[START Given data]

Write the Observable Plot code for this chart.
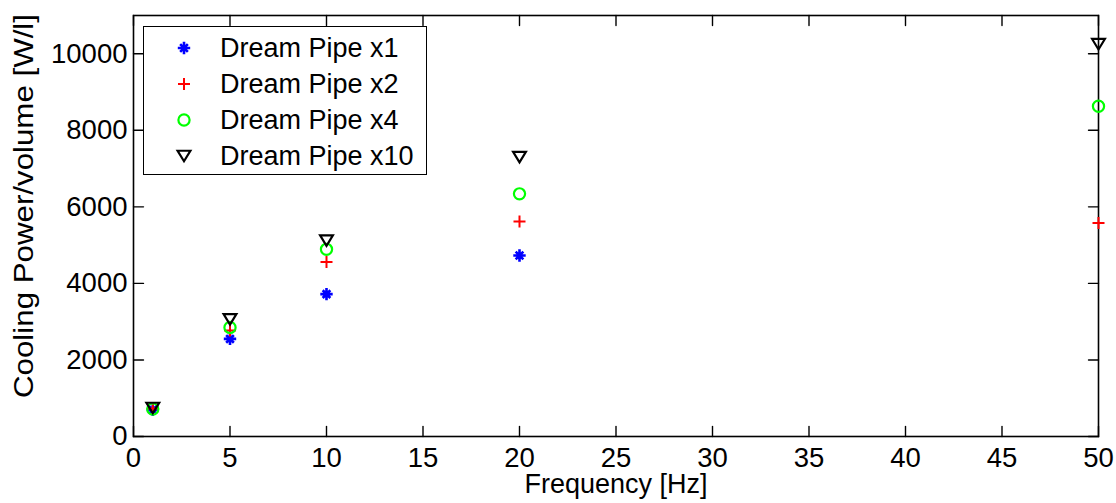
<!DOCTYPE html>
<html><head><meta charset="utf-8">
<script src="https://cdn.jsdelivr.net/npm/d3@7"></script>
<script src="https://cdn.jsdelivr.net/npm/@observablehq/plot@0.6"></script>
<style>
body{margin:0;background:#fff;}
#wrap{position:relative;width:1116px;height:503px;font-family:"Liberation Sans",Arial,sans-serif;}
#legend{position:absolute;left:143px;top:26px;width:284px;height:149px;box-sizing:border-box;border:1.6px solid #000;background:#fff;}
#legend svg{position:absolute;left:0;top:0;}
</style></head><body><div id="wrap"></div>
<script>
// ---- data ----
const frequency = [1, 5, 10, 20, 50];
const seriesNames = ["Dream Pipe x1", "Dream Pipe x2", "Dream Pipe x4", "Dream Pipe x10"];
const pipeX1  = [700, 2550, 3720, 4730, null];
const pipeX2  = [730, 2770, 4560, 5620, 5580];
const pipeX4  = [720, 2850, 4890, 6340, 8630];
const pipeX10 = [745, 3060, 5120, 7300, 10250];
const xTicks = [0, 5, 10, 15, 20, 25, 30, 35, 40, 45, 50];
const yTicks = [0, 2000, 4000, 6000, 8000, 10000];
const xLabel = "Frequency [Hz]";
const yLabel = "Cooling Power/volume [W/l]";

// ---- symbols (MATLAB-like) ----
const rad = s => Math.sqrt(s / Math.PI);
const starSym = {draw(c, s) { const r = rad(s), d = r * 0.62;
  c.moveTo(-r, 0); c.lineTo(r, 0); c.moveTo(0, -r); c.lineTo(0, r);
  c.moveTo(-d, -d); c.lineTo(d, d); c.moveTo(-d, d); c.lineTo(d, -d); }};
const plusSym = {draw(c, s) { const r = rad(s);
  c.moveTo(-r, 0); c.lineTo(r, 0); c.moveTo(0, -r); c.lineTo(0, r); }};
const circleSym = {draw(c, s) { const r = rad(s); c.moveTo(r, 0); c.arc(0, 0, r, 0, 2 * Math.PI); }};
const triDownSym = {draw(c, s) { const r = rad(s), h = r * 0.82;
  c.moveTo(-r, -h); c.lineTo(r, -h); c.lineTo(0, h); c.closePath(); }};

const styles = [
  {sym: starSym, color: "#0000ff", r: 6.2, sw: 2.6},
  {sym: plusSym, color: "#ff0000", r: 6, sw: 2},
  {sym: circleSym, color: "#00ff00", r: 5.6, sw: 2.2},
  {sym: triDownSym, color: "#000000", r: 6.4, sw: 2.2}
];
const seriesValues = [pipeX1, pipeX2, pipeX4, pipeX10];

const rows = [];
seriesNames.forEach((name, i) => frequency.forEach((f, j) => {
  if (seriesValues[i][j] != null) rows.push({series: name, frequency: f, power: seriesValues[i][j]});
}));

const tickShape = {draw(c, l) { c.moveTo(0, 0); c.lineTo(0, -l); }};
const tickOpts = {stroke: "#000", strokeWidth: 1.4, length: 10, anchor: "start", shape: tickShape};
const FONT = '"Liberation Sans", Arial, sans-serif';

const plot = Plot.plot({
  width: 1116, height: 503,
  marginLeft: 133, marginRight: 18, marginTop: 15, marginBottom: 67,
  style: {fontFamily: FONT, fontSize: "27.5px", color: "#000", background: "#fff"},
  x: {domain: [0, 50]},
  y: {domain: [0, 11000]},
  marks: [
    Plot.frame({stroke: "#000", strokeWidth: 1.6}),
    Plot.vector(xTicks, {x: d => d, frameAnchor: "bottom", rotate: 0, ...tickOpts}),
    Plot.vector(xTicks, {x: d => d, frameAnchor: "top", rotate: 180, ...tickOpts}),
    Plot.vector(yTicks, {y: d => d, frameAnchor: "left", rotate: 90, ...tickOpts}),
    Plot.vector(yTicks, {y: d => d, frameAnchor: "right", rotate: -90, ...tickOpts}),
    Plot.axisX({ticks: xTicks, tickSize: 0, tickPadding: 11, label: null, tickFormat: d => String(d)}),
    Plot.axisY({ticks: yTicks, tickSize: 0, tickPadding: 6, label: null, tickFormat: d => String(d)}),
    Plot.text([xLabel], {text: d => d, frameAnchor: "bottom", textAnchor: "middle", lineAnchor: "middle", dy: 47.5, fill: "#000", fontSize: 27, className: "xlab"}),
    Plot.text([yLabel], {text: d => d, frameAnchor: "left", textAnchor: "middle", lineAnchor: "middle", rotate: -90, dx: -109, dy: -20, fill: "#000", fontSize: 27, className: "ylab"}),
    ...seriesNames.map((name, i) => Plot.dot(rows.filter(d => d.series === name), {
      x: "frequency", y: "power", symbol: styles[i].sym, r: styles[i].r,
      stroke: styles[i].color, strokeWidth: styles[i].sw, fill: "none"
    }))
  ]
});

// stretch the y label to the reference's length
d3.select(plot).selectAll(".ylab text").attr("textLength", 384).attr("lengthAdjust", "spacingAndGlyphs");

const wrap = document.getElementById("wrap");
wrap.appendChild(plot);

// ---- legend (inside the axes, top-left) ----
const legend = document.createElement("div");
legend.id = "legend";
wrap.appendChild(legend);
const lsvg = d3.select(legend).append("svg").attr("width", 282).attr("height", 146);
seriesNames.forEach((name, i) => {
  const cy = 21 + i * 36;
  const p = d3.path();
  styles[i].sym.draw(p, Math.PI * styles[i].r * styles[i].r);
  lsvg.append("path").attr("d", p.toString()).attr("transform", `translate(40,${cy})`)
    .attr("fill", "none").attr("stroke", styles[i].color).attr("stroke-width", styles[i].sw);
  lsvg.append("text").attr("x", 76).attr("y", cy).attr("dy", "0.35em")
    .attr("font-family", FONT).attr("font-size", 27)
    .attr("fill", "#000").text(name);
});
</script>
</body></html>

[END Given data]

▶ _Exercise brief_: Omit the pictures and output all of the other material exactly.

▶ _Finished task_:
Write the Observable Plot code for this chart.
<!DOCTYPE html>
<html><head><meta charset="utf-8">
<script src="https://cdn.jsdelivr.net/npm/d3@7"></script>
<script src="https://cdn.jsdelivr.net/npm/@observablehq/plot@0.6"></script>
<style>
body{margin:0;background:#fff;}
#wrap{position:relative;width:1116px;height:503px;font-family:"Liberation Sans",Arial,sans-serif;}
#legend{position:absolute;left:143px;top:26px;width:284px;height:149px;box-sizing:border-box;border:1.6px solid #000;background:#fff;}
#legend svg{position:absolute;left:0;top:0;}
</style></head><body><div id="wrap"></div>
<script>
// ---- data ----
const frequency = [1, 5, 10, 20, 50];
const seriesNames = ["Dream Pipe x1", "Dream Pipe x2", "Dream Pipe x4", "Dream Pipe x10"];
const pipeX1  = [700, 2550, 3720, 4730, null];
const pipeX2  = [730, 2770, 4560, 5620, 5580];
const pipeX4  = [720, 2850, 4890, 6340, 8630];
const pipeX10 = [745, 3060, 5120, 7300, 10250];
const xTicks = [0, 5, 10, 15, 20, 25, 30, 35, 40, 45, 50];
const yTicks = [0, 2000, 4000, 6000, 8000, 10000];
const xLabel = "Frequency [Hz]";
const yLabel = "Cooling Power/volume [W/l]";

// ---- symbols (MATLAB-like) ----
const rad = s => Math.sqrt(s / Math.PI);
const starSym = {draw(c, s) { const r = rad(s), d = r * 0.62;
  c.moveTo(-r, 0); c.lineTo(r, 0); c.moveTo(0, -r); c.lineTo(0, r);
  c.moveTo(-d, -d); c.lineTo(d, d); c.moveTo(-d, d); c.lineTo(d, -d); }};
const plusSym = {draw(c, s) { const r = rad(s);
  c.moveTo(-r, 0); c.lineTo(r, 0); c.moveTo(0, -r); c.lineTo(0, r); }};
const circleSym = {draw(c, s) { const r = rad(s); c.moveTo(r, 0); c.arc(0, 0, r, 0, 2 * Math.PI); }};
const triDownSym = {draw(c, s) { const r = rad(s), h = r * 0.82;
  c.moveTo(-r, -h); c.lineTo(r, -h); c.lineTo(0, h); c.closePath(); }};

const styles = [
  {sym: starSym, color: "#0000ff", r: 6.2, sw: 2.6},
  {sym: plusSym, color: "#ff0000", r: 6, sw: 2},
  {sym: circleSym, color: "#00ff00", r: 5.6, sw: 2.2},
  {sym: triDownSym, color: "#000000", r: 6.4, sw: 2.2}
];
const seriesValues = [pipeX1, pipeX2, pipeX4, pipeX10];

const rows = [];
seriesNames.forEach((name, i) => frequency.forEach((f, j) => {
  if (seriesValues[i][j] != null) rows.push({series: name, frequency: f, power: seriesValues[i][j]});
}));

const tickShape = {draw(c, l) { c.moveTo(0, 0); c.lineTo(0, -l); }};
const tickOpts = {stroke: "#000", strokeWidth: 1.4, length: 10, anchor: "start", shape: tickShape};
const FONT = '"Liberation Sans", Arial, sans-serif';

const plot = Plot.plot({
  width: 1116, height: 503,
  marginLeft: 133, marginRight: 18, marginTop: 15, marginBottom: 67,
  style: {fontFamily: FONT, fontSize: "27.5px", color: "#000", background: "#fff"},
  x: {domain: [0, 50]},
  y: {domain: [0, 11000]},
  marks: [
    Plot.frame({stroke: "#000", strokeWidth: 1.6}),
    Plot.vector(xTicks, {x: d => d, frameAnchor: "bottom", rotate: 0, ...tickOpts}),
    Plot.vector(xTicks, {x: d => d, frameAnchor: "top", rotate: 180, ...tickOpts}),
    Plot.vector(yTicks, {y: d => d, frameAnchor: "left", rotate: 90, ...tickOpts}),
    Plot.vector(yTicks, {y: d => d, frameAnchor: "right", rotate: -90, ...tickOpts}),
    Plot.axisX({ticks: xTicks, tickSize: 0, tickPadding: 11, label: null, tickFormat: d => String(d)}),
    Plot.axisY({ticks: yTicks, tickSize: 0, tickPadding: 6, label: null, tickFormat: d => String(d)}),
    Plot.text([xLabel], {text: d => d, frameAnchor: "bottom", textAnchor: "middle", lineAnchor: "middle", dy: 47.5, fill: "#000", fontSize: 27, className: "xlab"}),
    Plot.text([yLabel], {text: d => d, frameAnchor: "left", textAnchor: "middle", lineAnchor: "middle", rotate: -90, dx: -109, dy: -20, fill: "#000", fontSize: 27, className: "ylab"}),
    ...seriesNames.map((name, i) => Plot.dot(rows.filter(d => d.series === name), {
      x: "frequency", y: "power", symbol: styles[i].sym, r: styles[i].r,
      stroke: styles[i].color, strokeWidth: styles[i].sw, fill: "none"
    }))
  ]
});

// stretch the y label to the reference's length
d3.select(plot).selectAll(".ylab text").attr("textLength", 384).attr("lengthAdjust", "spacingAndGlyphs");

const wrap = document.getElementById("wrap");
wrap.appendChild(plot);

// ---- legend (inside the axes, top-left) ----
const legend = document.createElement("div");
legend.id = "legend";
wrap.appendChild(legend);
const lsvg = d3.select(legend).append("svg").attr("width", 282).attr("height", 146);
seriesNames.forEach((name, i) => {
  const cy = 21 + i * 36;
  const p = d3.path();
  styles[i].sym.draw(p, Math.PI * styles[i].r * styles[i].r);
  lsvg.append("path").attr("d", p.toString()).attr("transform", `translate(40,${cy})`)
    .attr("fill", "none").attr("stroke", styles[i].color).attr("stroke-width", styles[i].sw);
  lsvg.append("text").attr("x", 76).attr("y", cy).attr("dy", "0.35em")
    .attr("font-family", FONT).attr("font-size", 27)
    .attr("fill", "#000").text(name);
});
</script>
</body></html>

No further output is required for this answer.